One for book lovers and those who enjoy period fiction. Please take a couple of hours to enjoy this short gem! 4/5 stars.
Firstly, and most importantly, I must mention that Lindsay at Bookboodle and I read 84 Charing Cross Road as a readalong, chatting on Twitter as we went. Although short, this is a great book to share with fellow book lovers and doing a “joint” read was great fun. Thank you Lindsay for suggesting it 🙂
What it’s about: from 1949 to 1969, New Yorker Helene Hanff was in correspondence with the staff of Marks and Co, a second-hand bookshop at 84 Charing Cross Road in central London. 84 Charing Cross Road is a selection of this correspondence which documents the growth of trans-Atlantic friendships and mentions many wonderful and wonderfully obscure books.
I got the 1981 edition of the book (pictured above) which contains both 84 Charing Cross Road and The Duchess of Bloomsbury Street. The second book is very much a follow up to the first and they are both quick reads. I would recommend you read them together.
84 Charing Cross Road
The short collection of letters in 84 Charing Cross Road span the Atlantic and 1949 to 1969. And yet in a few words they convey so much about the characters behind the correspondence, the conditions in London and New York in the period, and the events of the day. The devil is in the detail: for example, when you realize that Frank Doel has finally started to sign off his letters with “love” rather than “yours sincerely” and only after 12 years!

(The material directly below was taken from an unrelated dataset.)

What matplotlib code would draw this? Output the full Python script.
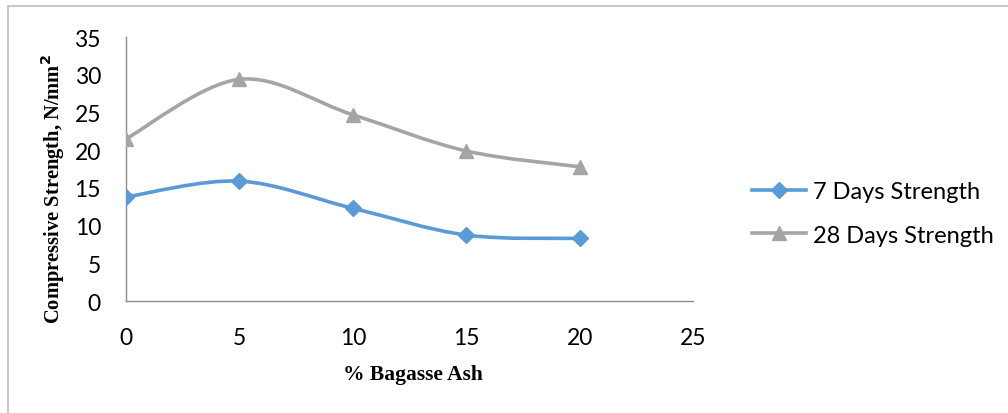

Hanff comes across as someone you’d love to have in your circle of friends. She’s funny, warm, generous and holds nothing back. She also uses ALLCAPS brilliantly and makes the only use of the word “varlet” I’ve seen outside Shakespeare. However the real joy comes from the contrast between her brash, outrageous and honest writing, and Frank’s reserved, measured responses which only wink with subtle humour.
Although this is non-fiction, fans of historical fiction will enjoy the details the letters reveal. I learned there used to be such a thing as “Book Post” – a mail service which was cheaper if you were posting books, originally introduced to encourage self-education. Do you think we could bring this back?! I also discovered that after WWII rationing in the UK went on for far longer than I had thought, making the gift of fresh eggs or ham a cause for great celebration.
If I haven’t convinced you to read this yet, there are BOOKS, people. Beautiful, hard-to-find, second-hand books. Rare, exotic birds you’ve never heard of, but which Hanff makes alluring.
[BEWARE. HERE BE MONSTER SPOILERS] The ending. Ah, dear. I actually raised my hand to my heart, perhaps to stop me losing the pieces. And I cried, but then I’m a sensitive soul. I just always thought one day, even after 20 years, she’d finally stop making excuses and get over to London to meet Frank. *sigh* [HERE ENDETH THE SPOILERS]
The Duchess of Bloomsbury Street
If you enjoy 84 Charing Cross Road, you should read this. Another short book which is Helene Hanff’s memoir of her trip to London. I love her sense of humour and observations. A couple of exemplary gems:
While describing how London ambulances are quieter than those in New York she comes up with one of the best similes I have ever read:
“The ambulance sirens go BlooOOP, blooOOP, like a walrus weeping under water.”
And I agree with this comment 100%:
“Nothing infuriates me like those friendly, folksy bank ads in magazines and on TV. Every bank I ever walked into was about as folksy as a cobra.”
Overall: I highly recommend this book for book lovers and those who like historical writing of all kinds.